■ **What needs to be done**: Set down exactly, please, each line from the one containing "Generate a LaTeX" through the one containing "(std) at (511,201)", both lines included, and no other line.

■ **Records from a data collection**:
————————
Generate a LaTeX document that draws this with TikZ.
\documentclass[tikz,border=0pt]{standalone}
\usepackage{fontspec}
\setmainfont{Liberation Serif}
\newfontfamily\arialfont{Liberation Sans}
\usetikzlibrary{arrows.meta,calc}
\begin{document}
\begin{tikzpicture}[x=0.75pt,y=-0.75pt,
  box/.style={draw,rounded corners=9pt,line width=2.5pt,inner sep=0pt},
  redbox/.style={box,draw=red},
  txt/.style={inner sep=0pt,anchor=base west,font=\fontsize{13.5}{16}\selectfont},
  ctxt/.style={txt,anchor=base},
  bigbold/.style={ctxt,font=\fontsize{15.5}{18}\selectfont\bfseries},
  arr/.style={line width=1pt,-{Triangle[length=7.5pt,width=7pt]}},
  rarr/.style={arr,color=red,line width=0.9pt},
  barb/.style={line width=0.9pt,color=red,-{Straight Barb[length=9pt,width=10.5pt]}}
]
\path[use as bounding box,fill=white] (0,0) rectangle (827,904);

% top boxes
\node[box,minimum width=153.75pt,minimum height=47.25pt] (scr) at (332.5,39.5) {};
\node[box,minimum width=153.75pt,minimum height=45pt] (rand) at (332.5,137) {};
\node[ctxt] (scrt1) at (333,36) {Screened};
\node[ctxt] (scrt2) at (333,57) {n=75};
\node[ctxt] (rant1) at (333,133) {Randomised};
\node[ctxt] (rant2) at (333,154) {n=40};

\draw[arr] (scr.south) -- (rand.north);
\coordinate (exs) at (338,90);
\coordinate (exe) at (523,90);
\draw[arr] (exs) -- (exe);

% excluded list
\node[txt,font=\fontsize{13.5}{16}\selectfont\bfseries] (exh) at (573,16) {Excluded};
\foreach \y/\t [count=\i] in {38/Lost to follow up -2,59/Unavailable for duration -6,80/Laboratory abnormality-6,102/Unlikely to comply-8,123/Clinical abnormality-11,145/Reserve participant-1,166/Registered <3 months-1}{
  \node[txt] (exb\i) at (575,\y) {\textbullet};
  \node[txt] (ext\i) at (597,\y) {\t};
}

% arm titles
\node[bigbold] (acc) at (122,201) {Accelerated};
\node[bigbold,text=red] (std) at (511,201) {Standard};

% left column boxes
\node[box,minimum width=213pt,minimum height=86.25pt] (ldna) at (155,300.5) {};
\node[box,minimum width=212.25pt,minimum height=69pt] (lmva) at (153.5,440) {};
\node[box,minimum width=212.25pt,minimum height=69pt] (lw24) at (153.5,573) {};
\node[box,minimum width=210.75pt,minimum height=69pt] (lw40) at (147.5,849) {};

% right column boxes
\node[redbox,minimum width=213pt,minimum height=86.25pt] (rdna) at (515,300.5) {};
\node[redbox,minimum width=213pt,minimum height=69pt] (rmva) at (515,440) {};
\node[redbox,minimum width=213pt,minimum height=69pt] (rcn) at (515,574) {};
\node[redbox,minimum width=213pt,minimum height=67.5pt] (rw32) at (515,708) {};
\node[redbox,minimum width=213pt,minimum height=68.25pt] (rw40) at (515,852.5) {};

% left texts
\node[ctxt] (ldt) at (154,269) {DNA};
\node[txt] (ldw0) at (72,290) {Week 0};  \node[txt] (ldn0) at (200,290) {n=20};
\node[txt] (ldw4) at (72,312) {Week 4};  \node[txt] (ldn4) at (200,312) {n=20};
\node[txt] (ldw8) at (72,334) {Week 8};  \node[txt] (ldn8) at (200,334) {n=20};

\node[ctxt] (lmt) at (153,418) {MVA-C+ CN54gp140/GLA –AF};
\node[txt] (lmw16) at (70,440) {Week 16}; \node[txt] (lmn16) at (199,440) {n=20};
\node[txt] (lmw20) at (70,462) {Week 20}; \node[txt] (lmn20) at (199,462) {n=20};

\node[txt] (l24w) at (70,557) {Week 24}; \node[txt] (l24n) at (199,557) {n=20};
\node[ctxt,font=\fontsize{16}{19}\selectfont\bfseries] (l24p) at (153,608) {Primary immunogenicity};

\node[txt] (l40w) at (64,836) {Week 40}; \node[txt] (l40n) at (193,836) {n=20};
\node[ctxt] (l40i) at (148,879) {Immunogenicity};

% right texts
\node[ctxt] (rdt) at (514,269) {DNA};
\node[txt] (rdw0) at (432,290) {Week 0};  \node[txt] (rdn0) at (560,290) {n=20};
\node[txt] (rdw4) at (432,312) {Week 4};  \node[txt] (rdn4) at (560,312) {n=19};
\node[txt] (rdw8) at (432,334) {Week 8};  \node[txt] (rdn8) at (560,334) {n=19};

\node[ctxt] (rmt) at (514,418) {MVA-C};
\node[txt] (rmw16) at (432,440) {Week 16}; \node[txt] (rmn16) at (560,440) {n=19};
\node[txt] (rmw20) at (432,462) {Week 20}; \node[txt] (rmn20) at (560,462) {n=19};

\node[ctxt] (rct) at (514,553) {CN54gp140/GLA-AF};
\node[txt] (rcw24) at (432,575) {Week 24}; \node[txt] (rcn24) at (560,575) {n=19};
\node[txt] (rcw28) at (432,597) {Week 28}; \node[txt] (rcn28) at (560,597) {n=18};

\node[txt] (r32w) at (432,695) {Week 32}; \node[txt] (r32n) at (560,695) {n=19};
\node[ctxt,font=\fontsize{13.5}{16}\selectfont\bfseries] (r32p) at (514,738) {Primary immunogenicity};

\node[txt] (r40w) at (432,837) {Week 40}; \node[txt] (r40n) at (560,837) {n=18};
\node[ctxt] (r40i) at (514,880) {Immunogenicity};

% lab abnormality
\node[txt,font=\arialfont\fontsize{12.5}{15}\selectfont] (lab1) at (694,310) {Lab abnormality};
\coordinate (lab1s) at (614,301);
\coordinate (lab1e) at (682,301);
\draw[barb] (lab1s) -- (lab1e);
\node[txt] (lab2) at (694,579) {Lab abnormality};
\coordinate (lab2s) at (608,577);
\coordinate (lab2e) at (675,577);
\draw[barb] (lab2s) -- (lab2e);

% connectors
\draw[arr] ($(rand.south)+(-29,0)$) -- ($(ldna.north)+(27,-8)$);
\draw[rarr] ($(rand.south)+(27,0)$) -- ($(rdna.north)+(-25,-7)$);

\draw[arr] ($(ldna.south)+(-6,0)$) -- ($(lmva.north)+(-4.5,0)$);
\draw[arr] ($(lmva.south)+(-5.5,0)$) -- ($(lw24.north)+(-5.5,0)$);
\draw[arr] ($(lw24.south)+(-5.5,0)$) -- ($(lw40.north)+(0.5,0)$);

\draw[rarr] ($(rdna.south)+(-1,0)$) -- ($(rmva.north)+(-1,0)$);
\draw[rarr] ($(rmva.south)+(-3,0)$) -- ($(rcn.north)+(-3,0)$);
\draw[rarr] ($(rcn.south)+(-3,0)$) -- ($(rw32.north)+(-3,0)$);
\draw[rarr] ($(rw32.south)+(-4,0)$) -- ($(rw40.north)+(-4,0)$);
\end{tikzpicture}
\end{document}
————————
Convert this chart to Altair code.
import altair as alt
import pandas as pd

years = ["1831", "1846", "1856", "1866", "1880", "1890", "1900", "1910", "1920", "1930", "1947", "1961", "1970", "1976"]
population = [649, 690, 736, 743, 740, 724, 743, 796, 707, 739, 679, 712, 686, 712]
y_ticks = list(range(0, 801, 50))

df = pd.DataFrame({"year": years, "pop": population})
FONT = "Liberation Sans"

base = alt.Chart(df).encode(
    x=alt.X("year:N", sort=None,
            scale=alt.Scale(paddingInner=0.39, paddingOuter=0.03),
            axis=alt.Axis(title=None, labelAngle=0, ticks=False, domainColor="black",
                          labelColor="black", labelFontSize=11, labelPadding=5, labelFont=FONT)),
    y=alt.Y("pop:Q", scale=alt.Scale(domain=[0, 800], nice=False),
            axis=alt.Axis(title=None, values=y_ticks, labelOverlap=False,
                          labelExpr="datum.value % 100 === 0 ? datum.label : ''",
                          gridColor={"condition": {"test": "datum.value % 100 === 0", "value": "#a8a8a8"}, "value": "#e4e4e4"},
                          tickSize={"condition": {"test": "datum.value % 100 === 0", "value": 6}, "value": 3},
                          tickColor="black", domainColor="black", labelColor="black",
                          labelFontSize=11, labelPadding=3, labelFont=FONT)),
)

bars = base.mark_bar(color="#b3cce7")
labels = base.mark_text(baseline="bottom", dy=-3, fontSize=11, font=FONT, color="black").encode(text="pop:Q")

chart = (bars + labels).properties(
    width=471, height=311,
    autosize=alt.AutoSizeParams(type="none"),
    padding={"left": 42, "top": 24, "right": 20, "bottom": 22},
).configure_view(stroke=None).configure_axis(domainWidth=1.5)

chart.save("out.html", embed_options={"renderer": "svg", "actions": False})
————————
■ **Reply**:
Generate a LaTeX document that draws this with TikZ.
\documentclass[tikz,border=0pt]{standalone}
\usepackage{fontspec}
\setmainfont{Liberation Serif}
\newfontfamily\arialfont{Liberation Sans}
\usetikzlibrary{arrows.meta,calc}
\begin{document}
\begin{tikzpicture}[x=0.75pt,y=-0.75pt,
  box/.style={draw,rounded corners=9pt,line width=2.5pt,inner sep=0pt},
  redbox/.style={box,draw=red},
  txt/.style={inner sep=0pt,anchor=base west,font=\fontsize{13.5}{16}\selectfont},
  ctxt/.style={txt,anchor=base},
  bigbold/.style={ctxt,font=\fontsize{15.5}{18}\selectfont\bfseries},
  arr/.style={line width=1pt,-{Triangle[length=7.5pt,width=7pt]}},
  rarr/.style={arr,color=red,line width=0.9pt},
  barb/.style={line width=0.9pt,color=red,-{Straight Barb[length=9pt,width=10.5pt]}}
]
\path[use as bounding box,fill=white] (0,0) rectangle (827,904);

% top boxes
\node[box,minimum width=153.75pt,minimum height=47.25pt] (scr) at (332.5,39.5) {};
\node[box,minimum width=153.75pt,minimum height=45pt] (rand) at (332.5,137) {};
\node[ctxt] (scrt1) at (333,36) {Screened};
\node[ctxt] (scrt2) at (333,57) {n=75};
\node[ctxt] (rant1) at (333,133) {Randomised};
\node[ctxt] (rant2) at (333,154) {n=40};

\draw[arr] (scr.south) -- (rand.north);
\coordinate (exs) at (338,90);
\coordinate (exe) at (523,90);
\draw[arr] (exs) -- (exe);

% excluded list
\node[txt,font=\fontsize{13.5}{16}\selectfont\bfseries] (exh) at (573,16) {Excluded};
\foreach \y/\t [count=\i] in {38/Lost to follow up -2,59/Unavailable for duration -6,80/Laboratory abnormality-6,102/Unlikely to comply-8,123/Clinical abnormality-11,145/Reserve participant-1,166/Registered <3 months-1}{
  \node[txt] (exb\i) at (575,\y) {\textbullet};
  \node[txt] (ext\i) at (597,\y) {\t};
}

% arm titles
\node[bigbold] (acc) at (122,201) {Accelerated};
\node[bigbold,text=red] (std) at (511,201) {Standard};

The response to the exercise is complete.